> **WHAT IS ASKED**: Below is some material; set it all down exactly, apart from the pictures.

****************

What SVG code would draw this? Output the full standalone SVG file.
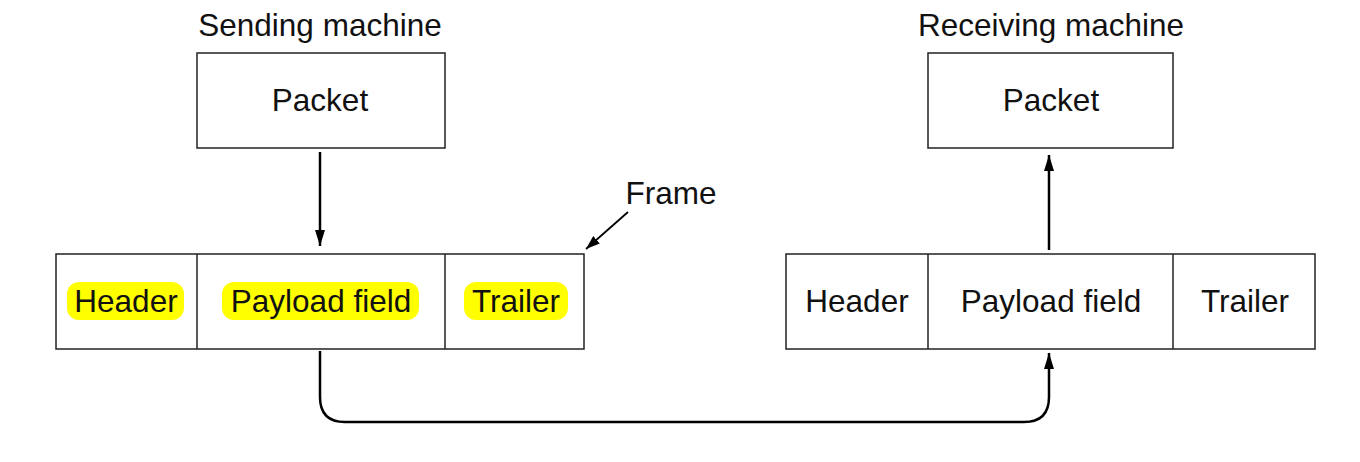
<svg xmlns="http://www.w3.org/2000/svg" width="1360" height="462" viewBox="0 0 1360 462">
<style>
.box{fill:#fff;stroke:#222;stroke-width:1.5}
.t{font-family:"Liberation Sans",Arial,sans-serif;font-size:31.5px;fill:#111;text-anchor:middle}
.hl{fill:#ffff00}
.c{fill:none;stroke:#000;stroke-width:2.5}
</style>
<defs>
<marker id="ah" viewBox="0 0 16 10" refX="16" refY="5" markerWidth="16" markerHeight="10" orient="auto" markerUnits="userSpaceOnUse"><path d="M0,0 L16,5 L0,10 z" fill="#000"/></marker>
<marker id="ah2" viewBox="0 0 14 10" refX="14" refY="5" markerWidth="14" markerHeight="10" orient="auto" markerUnits="userSpaceOnUse"><path d="M0,0 L14,5 L0,10 z" fill="#000"/></marker>
</defs>
<rect width="1360" height="462" fill="#fff"/>
<text class="t" x="320" y="36">Sending machine</text>
<text class="t" x="1051" y="36">Receiving machine</text>
<text class="t" x="671" y="204">Frame</text>
<g id="send-packet"><rect class="box" x="197" y="53" width="248" height="95"/><text class="t" x="320" y="111">Packet</text></g>
<g id="recv-packet"><rect class="box" x="928" y="53" width="245" height="95"/><text class="t" x="1051" y="111">Packet</text></g>
<g id="send-frame">
<rect class="box" x="56" y="254" width="528" height="95"/>
<line class="box" x1="197" y1="254" x2="197" y2="349"/>
<line class="box" x1="445" y1="254" x2="445" y2="349"/>
<rect class="hl" x="67" y="282" width="117" height="38" rx="12"/>
<rect class="hl" x="222" y="282" width="197" height="38" rx="12"/>
<rect class="hl" x="464" y="282" width="104" height="38" rx="12"/>
<text class="t" x="126" y="312">Header</text>
<text class="t" x="321" y="312">Payload field</text>
<text class="t" x="516" y="312">Trailer</text>
</g>
<g id="recv-frame">
<rect class="box" x="786" y="254" width="529" height="95"/>
<line class="box" x1="928" y1="254" x2="928" y2="349"/>
<line class="box" x1="1173" y1="254" x2="1173" y2="349"/>
<text class="t" x="857" y="312">Header</text>
<text class="t" x="1051" y="312">Payload field</text>
<text class="t" x="1245" y="312">Trailer</text>
</g>
<g id="connectors">
<line class="c" x1="320" y1="152" x2="320" y2="246" marker-end="url(#ah)"/>
<line class="c" x1="1049" y1="250" x2="1049" y2="155" marker-end="url(#ah)"/>
<path class="c" d="M320,351 V397 Q320,422 345,422 H1024 Q1049,422 1049,397 V353" marker-end="url(#ah)"/>
<line style="fill:none;stroke:#000;stroke-width:1.8" x1="628" y1="212" x2="586" y2="249" marker-end="url(#ah2)"/>
</g>
</svg>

****************

> **EXPECTED ANSWER**:
What SVG code would draw this? Output the full standalone SVG file.
<svg xmlns="http://www.w3.org/2000/svg" width="1360" height="462" viewBox="0 0 1360 462">
<style>
.box{fill:#fff;stroke:#222;stroke-width:1.5}
.t{font-family:"Liberation Sans",Arial,sans-serif;font-size:31.5px;fill:#111;text-anchor:middle}
.hl{fill:#ffff00}
.c{fill:none;stroke:#000;stroke-width:2.5}
</style>
<defs>
<marker id="ah" viewBox="0 0 16 10" refX="16" refY="5" markerWidth="16" markerHeight="10" orient="auto" markerUnits="userSpaceOnUse"><path d="M0,0 L16,5 L0,10 z" fill="#000"/></marker>
<marker id="ah2" viewBox="0 0 14 10" refX="14" refY="5" markerWidth="14" markerHeight="10" orient="auto" markerUnits="userSpaceOnUse"><path d="M0,0 L14,5 L0,10 z" fill="#000"/></marker>
</defs>
<rect width="1360" height="462" fill="#fff"/>
<text class="t" x="320" y="36">Sending machine</text>
<text class="t" x="1051" y="36">Receiving machine</text>
<text class="t" x="671" y="204">Frame</text>
<g id="send-packet"><rect class="box" x="197" y="53" width="248" height="95"/><text class="t" x="320" y="111">Packet</text></g>
<g id="recv-packet"><rect class="box" x="928" y="53" width="245" height="95"/><text class="t" x="1051" y="111">Packet</text></g>
<g id="send-frame">
<rect class="box" x="56" y="254" width="528" height="95"/>
<line class="box" x1="197" y1="254" x2="197" y2="349"/>
<line class="box" x1="445" y1="254" x2="445" y2="349"/>
<rect class="hl" x="67" y="282" width="117" height="38" rx="12"/>
<rect class="hl" x="222" y="282" width="197" height="38" rx="12"/>
<rect class="hl" x="464" y="282" width="104" height="38" rx="12"/>
<text class="t" x="126" y="312">Header</text>
<text class="t" x="321" y="312">Payload field</text>
<text class="t" x="516" y="312">Trailer</text>
</g>
<g id="recv-frame">
<rect class="box" x="786" y="254" width="529" height="95"/>
<line class="box" x1="928" y1="254" x2="928" y2="349"/>
<line class="box" x1="1173" y1="254" x2="1173" y2="349"/>
<text class="t" x="857" y="312">Header</text>
<text class="t" x="1051" y="312">Payload field</text>
<text class="t" x="1245" y="312">Trailer</text>
</g>
<g id="connectors">
<line class="c" x1="320" y1="152" x2="320" y2="246" marker-end="url(#ah)"/>
<line class="c" x1="1049" y1="250" x2="1049" y2="155" marker-end="url(#ah)"/>
<path class="c" d="M320,351 V397 Q320,422 345,422 H1024 Q1049,422 1049,397 V353" marker-end="url(#ah)"/>
<line style="fill:none;stroke:#000;stroke-width:1.8" x1="628" y1="212" x2="586" y2="249" marker-end="url(#ah2)"/>
</g>
</svg>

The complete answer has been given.